By Jeremy Barr
In presidential primary politics, almost equally important as actually winning primary contests is spinning the results to look like you have won. If you didn’t win the contest, it’s because the other side was forced to put more time and money into it.
Another trick of the trade is lowering expectations before a primary contest. If you win, it’s a huge victory. If you lose, it’s what you expected and had prepared for.
Throughout this campaign Hillary Clinton has truly been the sultan of spin, labeling Massachusetts as an upset victory despite the fact that Clinton was favored to win the state in the majority of polls. In Louisiana and other recent primary contests, the Clinton campaign has explained their losses by saying that these states were Obama’s territory.
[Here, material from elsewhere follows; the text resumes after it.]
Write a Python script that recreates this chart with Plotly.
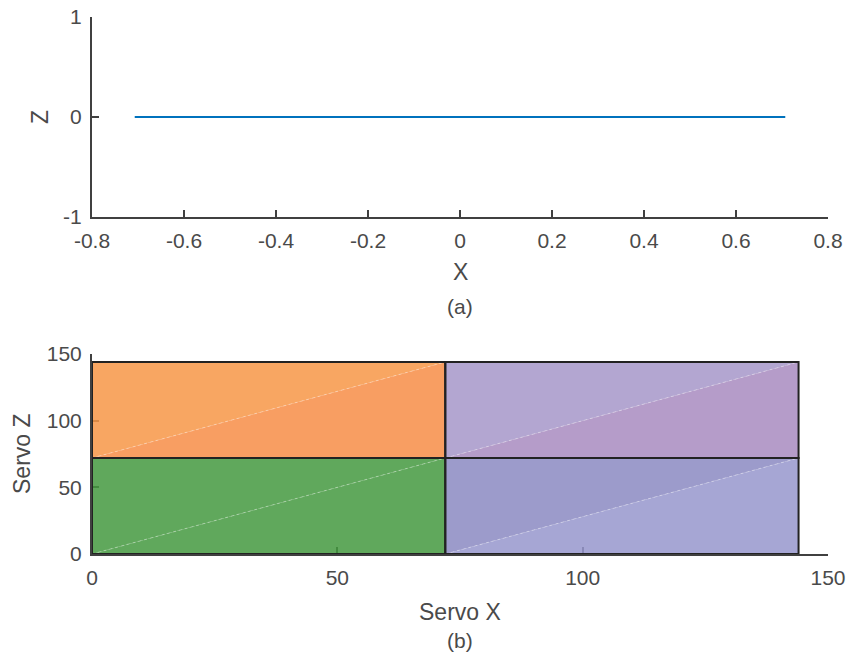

Although there is some truth to that, a loss is a loss.
No matter how effective it may be at times, the basic assumption behind political spin is that you can essentially trick your audience (in this case the electorate) into thinking that you are in better shape than you actually are. In this election, the people have shown that they aren’t exactly buying it. After Super Tuesday, it was the Obama campaign who gained momentum (and the fundraising dollars that come with it) despite Hillary’s claim to victory.
In the coming weeks and months it will be interesting to see who will be doing the spinning. If Obama keeps winning primary contests as he has done recently, I think it’s pretty clear that the Clinton machine will be working at full speed.